◆ Collected data ◆

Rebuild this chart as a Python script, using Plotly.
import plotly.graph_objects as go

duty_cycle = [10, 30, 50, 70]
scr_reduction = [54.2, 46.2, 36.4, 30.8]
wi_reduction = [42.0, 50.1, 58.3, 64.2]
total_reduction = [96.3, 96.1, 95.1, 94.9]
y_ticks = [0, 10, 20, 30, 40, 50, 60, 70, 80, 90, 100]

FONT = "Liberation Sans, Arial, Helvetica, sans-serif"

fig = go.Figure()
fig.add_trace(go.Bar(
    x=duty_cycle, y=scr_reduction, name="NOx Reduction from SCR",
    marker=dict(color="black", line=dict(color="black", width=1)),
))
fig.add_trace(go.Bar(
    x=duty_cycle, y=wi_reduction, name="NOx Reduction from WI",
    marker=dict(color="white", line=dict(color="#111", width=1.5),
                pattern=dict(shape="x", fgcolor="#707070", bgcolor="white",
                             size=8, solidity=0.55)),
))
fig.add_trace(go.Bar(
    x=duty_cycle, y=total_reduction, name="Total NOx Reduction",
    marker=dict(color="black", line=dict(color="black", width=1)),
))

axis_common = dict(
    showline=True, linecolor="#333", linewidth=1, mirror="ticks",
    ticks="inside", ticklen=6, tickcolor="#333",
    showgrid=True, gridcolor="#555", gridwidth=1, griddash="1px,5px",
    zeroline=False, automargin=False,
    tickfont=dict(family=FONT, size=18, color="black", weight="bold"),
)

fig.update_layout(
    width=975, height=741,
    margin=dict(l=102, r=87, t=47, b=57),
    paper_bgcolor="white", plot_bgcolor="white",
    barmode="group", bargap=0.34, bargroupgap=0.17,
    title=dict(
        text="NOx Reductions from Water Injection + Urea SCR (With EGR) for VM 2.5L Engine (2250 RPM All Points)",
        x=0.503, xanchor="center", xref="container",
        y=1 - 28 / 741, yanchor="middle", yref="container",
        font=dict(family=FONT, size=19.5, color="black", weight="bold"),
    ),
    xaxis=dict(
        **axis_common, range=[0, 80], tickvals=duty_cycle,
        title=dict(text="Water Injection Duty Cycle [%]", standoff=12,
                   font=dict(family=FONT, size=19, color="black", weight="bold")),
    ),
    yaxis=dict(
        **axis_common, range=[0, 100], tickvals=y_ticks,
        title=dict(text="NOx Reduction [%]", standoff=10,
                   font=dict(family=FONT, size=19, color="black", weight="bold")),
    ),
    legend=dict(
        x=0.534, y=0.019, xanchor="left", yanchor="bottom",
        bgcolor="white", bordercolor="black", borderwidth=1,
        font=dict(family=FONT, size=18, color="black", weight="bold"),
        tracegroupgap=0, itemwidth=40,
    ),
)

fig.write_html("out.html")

◆ Exercise instructions ◆
Starting with the first line of the data above, copy each line exactly until you reach the line with "80, 90, 100]"; include that line as well.

◆ Expected answer ◆
Rebuild this chart as a Python script, using Plotly.
import plotly.graph_objects as go

duty_cycle = [10, 30, 50, 70]
scr_reduction = [54.2, 46.2, 36.4, 30.8]
wi_reduction = [42.0, 50.1, 58.3, 64.2]
total_reduction = [96.3, 96.1, 95.1, 94.9]
y_ticks = [0, 10, 20, 30, 40, 50, 60, 70, 80, 90, 100]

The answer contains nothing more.